Open-EO/openeo-r-client

integrate R-UDFs into R-Client

Closed this issue · 6 comments

Adapt parameters of run_udf:
Here's the possibilities from the process spec -> and current backend availabilites for supporting them:

  • A) Text -> should work
  • B) R-File/py.script/txt -> no location for storing R-Files on backends
  • C) URL -> should work
flahn commented

c): I think ultimatively this would be argument type URL which simply needs to be defined as "allowed" parameter for UDF Code. Otherwise I cannot differentiate the two.

flahn commented

The process definition at openEO processes states three types of obects that are allowed for parameter udf

  1. URL
  2. File-Path on the server
  3. UDF-Code as String that contains line breaks (@m-mohr character encoding is not stated explicitly)

For me this means that I need to load a local file into a String to cover B). The URL is already covered, because this is a separate Argument in the package. As there is no file upload a direct file path on the server does not make sense from a user perspective. However, the argument should be implemented in R regardless.

  • load local file to string
  • implement FilePath argument

Line break here means: (\r\n|\r|\n) (Windows/Mac/Linux)

Strictly speaking, you can simply pass through what the user provides and I'd assume that this is already possible as these are just three strings.

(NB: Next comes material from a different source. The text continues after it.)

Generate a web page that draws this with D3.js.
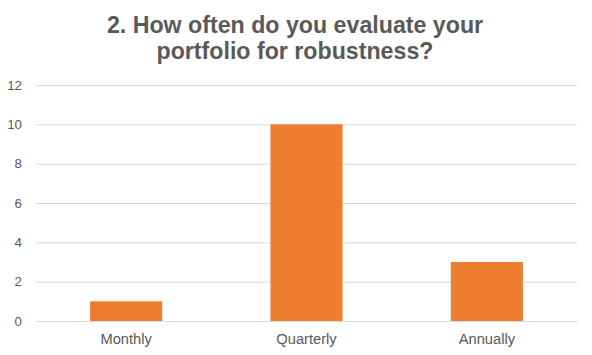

Everything on top is really just a convenience function to the user, so either uploading a file to the server or reading it from disk and passing it as string. This should likely be something the user needs to trigger manually (e.g. via a wrapper class or new parameter) as otherwise you can't distinguish what a "path" in a string really is.

  1. URL (pass through) - run_udf(udf = "https://example.com/udf.r")
  2. File-Path on the server (pass through) - run_udf(udf = "udfs/udf.r")
  3. UDF-Code as string (pass through) - run_udf(udf = "# my udf code\r\nrun_this()")
  4. Local UDF-File (convenience) - e.g. run_udf(local_udf = "udfs/udf.r") or run_udf(udf = new(LocalUdf, "udfs/udf.r"))

Whether to inline the string or to upload, you can likely detect from the endpoints. If file uploads are implemented, upload it. If file uploads are not implemented, inline it? Or make it explicit via argument... run_udf(inline_udf = "udfs/udf.r") or run_udf(upload_udf = "udfs/udf.r")

Just some ideas :-)

flahn commented

Thanks Matthias, most of it was already working, but needed some refinement. However, in the past I had sometimes difficulties with text files and their encoding like UTF-8, ISO-8859-1, etc. Is it set to UTF-8 as default?

Oh, yeah, we don't really specify that. Good point for a clarification in the API.
I'd clearly go with UTF-8 by default. Otherwise, content negotiation is available in HTTP.

flahn commented

Currently, the UDF Code can be stated as function, local-file, URL or code as text. Essentially, file paths on the back-end are probably indistinuishable from local files (especially on local UNIX instances), therefore we will use a file-path if the file is not found locally.